故谷沢永一氏と渡部昇一氏の本を、このブログでも何度か紹介してきました。
この本は、仲の良い本好きの二人が、対談して、「人生後半に読むべき本」という題材で、その
博学多識を競い合う内容になっています。
勉強になった箇所が15ほどありました。「本の一部」ですが、紹介したいと思います。
・昔、読んだ本がつまらないのは、「自分の感動する心が薄れたせい」と思う人がいるが、「若いころは、こんなものに感激したのか、
若かったな、
幼かったな、自分はこんなに成長したんだ」と肯定的に捉えたほうがいい
・人間の世の中は、この
世のしがらみで、妻子を養うために、家業を守るために、自分の人生を捧げなければならないことが大部分。第二の人生とは、そこから解放されること
・
職場の同僚というものは、本当のところ、友情もへったくれもない。大抵の人は、職場の同僚と一緒に飲みに行くとか、親密なつきあいをしているのが人間同士の精神的な交流と錯覚している。しかし、これは、機能上での接着あるいは密着でしかない
・本多静六が参考になるのは、人知を越えたものが働いて、駄目になったら、それは諦めるという覚悟を持って、敢然として切り替えていくところ
・歳を取ってくると、「そうか」「そうだったなあ」と思える体験が、読書の味わいとしていい。
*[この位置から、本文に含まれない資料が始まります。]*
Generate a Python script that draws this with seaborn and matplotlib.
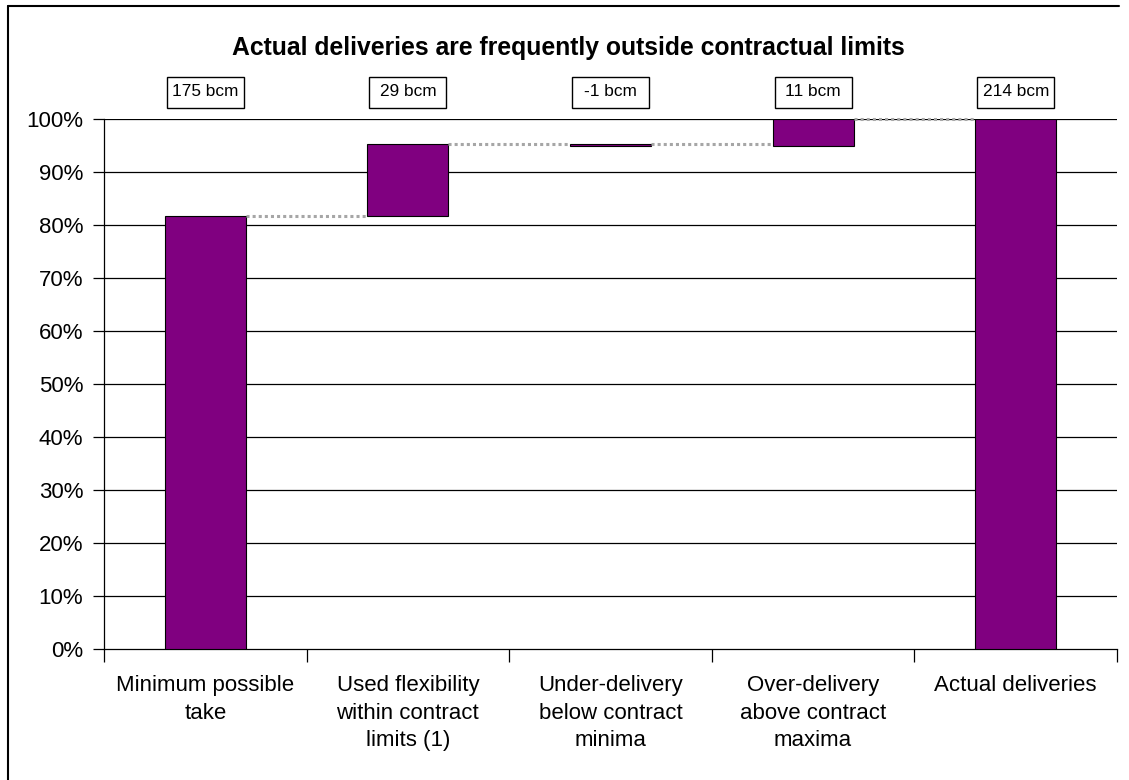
import numpy as np
import pandas as pd
import matplotlib
matplotlib.use("Agg")
import matplotlib.pyplot as plt
import matplotlib.transforms as mtransforms
from matplotlib.patches import Rectangle
from matplotlib.lines import Line2D
import seaborn as sns

# ---- data ----
categories = ["Minimum possible\ntake", "Used flexibility\nwithin contract\nlimits (1)",
              "Under-delivery\nbelow contract\nminima", "Over-delivery\nabove contract\nmaxima",
              "Actual deliveries"]
values_bcm = [175, 29, -1, 11, 214]
box_labels = ["175 bcm", "29 bcm", "-1 bcm", "11 bcm", "214 bcm"]
is_total = [True, False, False, False, True]
yticks = [0, 10, 20, 30, 40, 50, 60, 70, 80, 90, 100]

total = values_bcm[-1]
bottoms, tops = [], []
running = 0.0
for v, t in zip(values_bcm, is_total):
    if t:
        b, top = 0.0, v / total * 100
        running = v
    else:
        b = running / total * 100
        running += v
        top = running / total * 100
    bottoms.append(b)
    tops.append(top)
heights = [t - b for t, b in zip(tops, bottoms)]

df = pd.DataFrame({"cat": categories, "h": heights})

sns.set_theme(style="white")
plt.rcParams["font.family"] = ["Liberation Sans", "DejaVu Sans"]

fig = plt.figure(figsize=(11.29, 7.80), dpi=100)
W, H = 1129, 780
ax = fig.add_axes([104 / W, 1 - 649 / H, (1117 - 104) / W, (649 - 119) / H])

sns.barplot(data=df, x="cat", y="h", ax=ax, color="#800080", saturation=1,
            width=0.4, edgecolor="black", linewidth=0.8, zorder=3)
for p, b in zip(ax.patches, bottoms):
    p.set_y(b)

ax.set_xlim(-0.5, 4.5)
ax.set_ylim(0, 100)
ax.set_yticks(yticks)
ax.set_yticklabels([f"{v}%" for v in yticks])
ax.set_xlabel("")
ax.set_ylabel("")

# gridlines
ax.grid(False)
for v in yticks[1:]:
    ax.axhline(v, color="black", lw=0.9, zorder=1)

for s in ["top", "right"]:
    ax.spines[s].set_visible(False)
for s in ["left", "bottom"]:
    ax.spines[s].set_color("black")
    ax.spines[s].set_linewidth(0.9)

ax.tick_params(axis="y", length=8, width=0.9, color="black", pad=7,
               labelsize=16, labelcolor="black", left=True, direction="out")
ax.set_xticks(range(len(categories)))
ax.set_xticklabels(categories)
ax.set_xticks(np.arange(-0.5, len(categories), 1.0), minor=True)
ax.tick_params(axis="x", which="major", length=0, pad=19, labelsize=16, labelcolor="black")
ax.tick_params(axis="x", which="minor", length=9, width=0.9, color="black",
               bottom=True, direction="out")
for lab in ax.get_xticklabels():
    lab.set_linespacing(1.4)

# connectors (dotted) at the top level of each bar
half = 0.2
for i in range(len(categories) - 1):
    lvl = max(bottoms[i], tops[i])
    ax.plot([i + half, i + 1 - half], [lvl, lvl], color="#a6a6a6", lw=2.2,
            linestyle=(0, (1, 1)), zorder=4, solid_capstyle="butt", clip_on=False)

# value boxes above the axes
trans = mtransforms.blended_transform_factory(ax.transData, ax.transAxes)
y0 = (649 - 108) / 530
y1 = (649 - 77) / 530
for i, lab in enumerate(box_labels):
    rect = Rectangle((i - 0.19, y0), 0.38, y1 - y0, transform=trans, fill=False,
                     edgecolor="black", lw=1.0, clip_on=False)
    ax.add_patch(rect)
    ax.text(i, (y0 + y1) / 2 + 0.002, lab, transform=trans, ha="center", va="center",
            fontsize=12.4, color="black")

# title
fig.text(568 / W, 1 - 55 / H, "Actual deliveries are frequently outside contractual limits",
         ha="center", va="baseline", fontsize=17.8, fontweight="bold", color="black")

# partial frame around chart
fig.add_artist(Line2D([8 / W, 1119 / W], [1 - 6 / H, 1 - 6 / H], transform=fig.transFigure,
                      color="black", lw=1.5))
fig.add_artist(Line2D([8 / W, 8 / W], [1 - 6 / H, 0], transform=fig.transFigure,
                      color="black", lw=1.5))

fig.savefig("out.png", dpi=100)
だから、教訓集は年寄りにもいい。やはり、歳を重ねてこそ、そういう本を読んで、若い人に、折に触れて、
教訓を垂れることが大切
・哲学というものは、物書きを目指す人以外には、一般教養として、全部要らない。哲学は、要するに、人に
固定観念を植え付けるものであり、人を楽しませ、喜ばせるためのものではない
・幸田露伴は、運とは「こうすれば必ずいいことがある」という因果律ではなく、「
運は運なり、巡るなり」と、東洋思想の最高のことを言っている
・努力して書いたものが読まれず、軽く書いている感じのものが読まれる。意識しないで軽く書いたときは、意外に内なる充実がある。逆に、力を入れて書くのは、
力がなくなってきたので力を入れるからか、実は自己満足が大きいから
・菊池寛が偉いのは、純文学を三十何歳でスパッと辞めてからは、日本一の原稿料を取る作家になったこと。
大衆の気持ちをつかまえるほうに成長した菊池寛と成長しそこねた芥川龍之介の末路は、文芸春秋を創った社長と自殺した青年作家の差になってしまった
・「
我を通す」ことが後半生におけるプリンシプルになる。とにかく、自分の内なる心の声に正直でなければならない
・鎌倉幕府が亡びた原因は、元寇の役の
論功行賞ができなかったこと。これは、日本人が知らなければならないこと。日露戦争にしても、論功行賞が滅茶苦茶だったことが、後の日本に悪い影響を及ぼした
・日本は、スパイ天国になって、やられっぱなし。日本人に、スパイというのは、一種の汚い感覚があるのは、徳川幕府は
スパイ政治だったから。それに対する猛烈な嫌悪感、反発が明治以後に生まれた日本人にある
・日本人は、
内政と外交が相反するものであることがわからない。つまり、政府が国民に嘘をつくのはよくないが、外国に向かっては、どんな嘘をついても、どんなに威張っても、とことん自己宣伝しても、有効な手段になる
・日本が世界に誇れるものは、金持ちの
商人文化。ところが、小説などでは、商人が必ず悪者になる。徳川幕府が、力を失った理由は、武士と商人の接触が薄れたこと。家康の頃は、商人と茶室でお茶を飲んでいたから、大商人の知恵がストレートにトップに伝わった
・松下幸之助を日本人は誰も哲学者とは思っていないけれども、「タイム」誌は、「フィロソファー」と表現した。松下幸之助は、釈迦と同じように、
ピース・アンド・ハピネスを説いている
・松下幸之助は「ますます繁栄して、豊かになれよかし」と提唱した。世界のあらゆる思想は、「我慢しろ。
いずれよくなる。
先は明るい」という、将来へ責任を押しつける論理であると同時に、貧困の哲学でもある。大思想家は、貧しさに耐えるという発想になりがち
・豊臣秀吉は、水飲み百姓の子と言われているが、実際、ガキ大将になるぐらいの家に生まれている。子供のときに、
威張ったことがない人間が、大人になって威張れるわけはない。どんなに小さなサークルでもいいから、威張った経験がないと、上には立てない
欲望に根ざした行動をとり続ける人間を観察することと、その
行動の軌跡である歴史を検証することは、人間にとっての普遍的命題です。
しかし、この命題の理解は、歳を取らないと、なかなかできないものです。お二人の対談は、人間の心理と歴史を十分に考えさせてくれる内容です。ある程度、歳を取った方には、是非目を通してほしい書です。